Another pretty lady, below, demonstrated proper technique.

'Course they hadda hype the hell outta the event, get folks lined up under their tubes and give instructions to the rookies so it actually got goin' at right about 5:30. The sun was beginnin' to set and shadows were gettin' long, but the temps were still in the low ninties, so folks were ready to quench their thirst with some ice-cold draft. These two pretty young ladies primed the kegs then threw the valves and filled the bong with Bud.

Then Carolina Dave gave some last minute instructions on how to operate the valves on the individual nipple lines and counted down, "Five, four, three, two, one ... SUCK!"
And they were off!
One hundred and fifty two brave souls commenced to bongin' the beer. Some drank it, some wore it and others hurled it back up afterwards. Even Kilo, the beer chuggin' dawg, wasn't left out (below) as his owners took care of him and let him suck up some of the little bit left in the hose afterwards.
Even Carolina Dave got to get him some beer as a reward for all his hard work (below).
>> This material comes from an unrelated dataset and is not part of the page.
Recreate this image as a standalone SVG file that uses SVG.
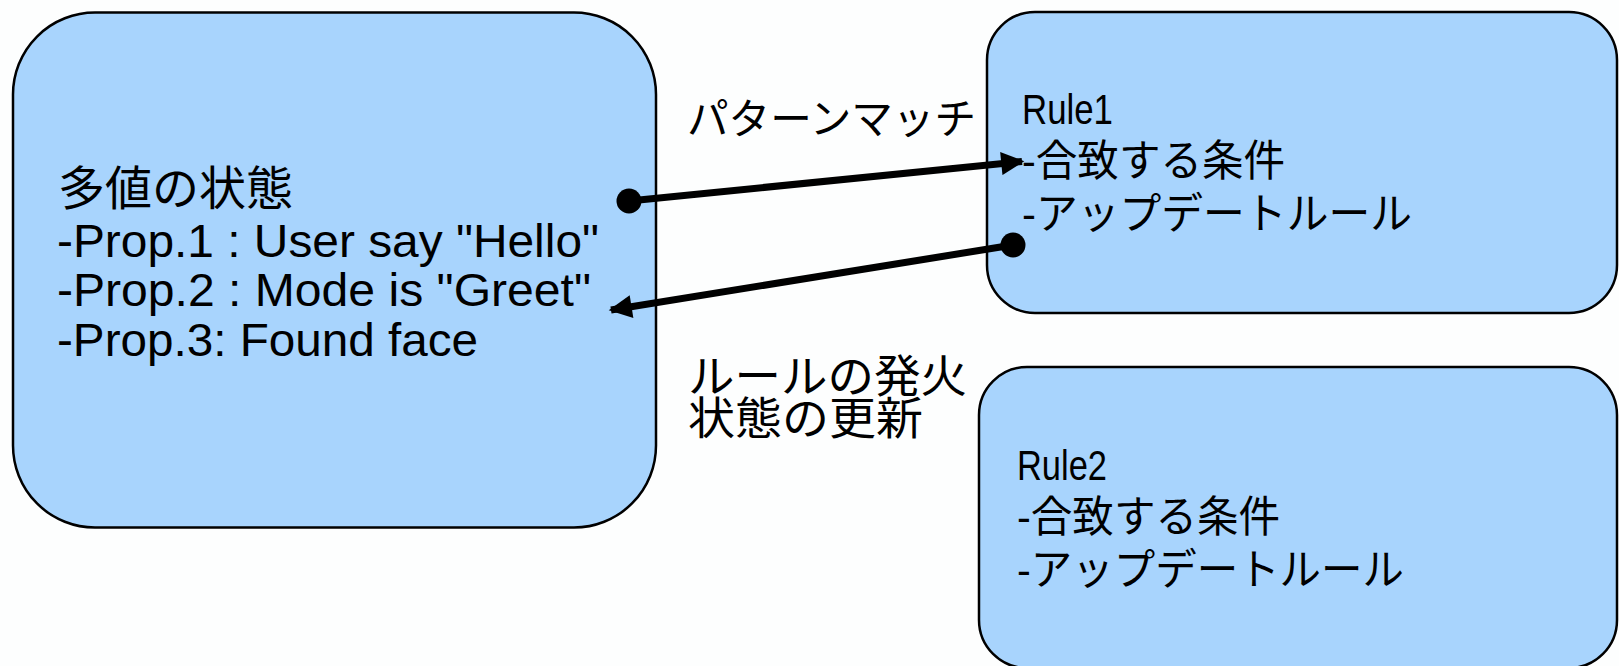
<svg xmlns="http://www.w3.org/2000/svg" width="1619" height="666" viewBox="0 0 1619 666">
<style>
.box{fill:#a8d4fd;stroke:#000;stroke-width:2.5}
.t{font-family:"Liberation Sans","Noto Sans CJK JP",sans-serif;fill:#000}
.l{font-size:47px}
.r{font-size:43px}
.c{stroke:#000;stroke-width:7;fill:none}
</style>
<defs>
<marker id="arr" viewBox="0 0 10 10" refX="9" refY="5" markerWidth="3.8" markerHeight="3.3" orient="auto" markerUnits="strokeWidth">
<path d="M0,0 L10,5 L0,10 z" fill="#000"/>
</marker>
</defs>
<rect width="1619" height="666" fill="#fdfefe"/>
<g id="state">
<rect class="box" x="13" y="12.5" width="643" height="515" rx="82" ry="82"/>
<text class="t l" x="58" y="205" textLength="235" lengthAdjust="spacingAndGlyphs">多値の状態</text>
<text class="t l" x="57" y="257" textLength="542" lengthAdjust="spacingAndGlyphs">-Prop.1 : User say "Hello"</text>
<text class="t l" x="57" y="306" textLength="534" lengthAdjust="spacingAndGlyphs">-Prop.2 : Mode is "Greet"</text>
<text class="t l" x="57" y="356" textLength="421" lengthAdjust="spacingAndGlyphs">-Prop.3: Found face</text>
</g>
<g id="rule1">
<rect class="box" x="987" y="12" width="630" height="301" rx="48" ry="48"/>
<text class="t r" x="1022" y="124" textLength="91" lengthAdjust="spacingAndGlyphs">Rule1</text>
<text class="t r" x="1022" y="176" textLength="263" lengthAdjust="spacingAndGlyphs">-合致する条件</text>
<text class="t r" x="1022" y="229" textLength="390" lengthAdjust="spacingAndGlyphs">-アップデートルール</text>
</g>
<g id="rule2">
<rect class="box" x="979" y="367" width="638" height="301" rx="48" ry="48"/>
<text class="t r" x="1017" y="480" textLength="90" lengthAdjust="spacingAndGlyphs">Rule2</text>
<text class="t r" x="1017" y="532" textLength="263" lengthAdjust="spacingAndGlyphs">-合致する条件</text>
<text class="t r" x="1017" y="585" textLength="387" lengthAdjust="spacingAndGlyphs">-アップデートルール</text>
</g>
<g id="labels">
<text class="t" style="font-size:42px" x="687" y="134" textLength="289" lengthAdjust="spacingAndGlyphs">パターンマッチ</text>
<text class="t" style="font-size:45px" x="688" y="393" textLength="279" lengthAdjust="spacingAndGlyphs">ルールの発火</text>
<text class="t" style="font-size:45px" x="688" y="435" textLength="235" lengthAdjust="spacingAndGlyphs">状態の更新</text>
</g>
<g id="connectors">
<line class="c" x1="629" y1="201" x2="1022" y2="161.5" marker-end="url(#arr)"/>
<circle cx="629" cy="201" r="12.5" fill="#000"/>
<line class="c" x1="1013" y1="245" x2="611" y2="310" marker-end="url(#arr)"/>
<circle cx="1013" cy="245" r="12.5" fill="#000"/>
</g>
</svg>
Folks don't realize it, but these kindsa events are always great for the participants, but they're a helluva lotta work for the person puttin' 'em on. Great job, bro. You da man.

Miranda with the tee shirt the participants received for taking part in the event. What a hoot.

And if you think we're 'terrible' people for doin' this kinda thing, don't post nasty comments about "What kind of stupid bs contest is that?" or taking us to task for doin' it. We don't wanna hear your whiny remarks and you telling us it's not politically correct. We don't give a shit what you think. If you think this kinda thing isn't right, mind your own effing business, don't read about it and get a life. No one got hurt, it isn't against the law and the participants paid to be a part of it.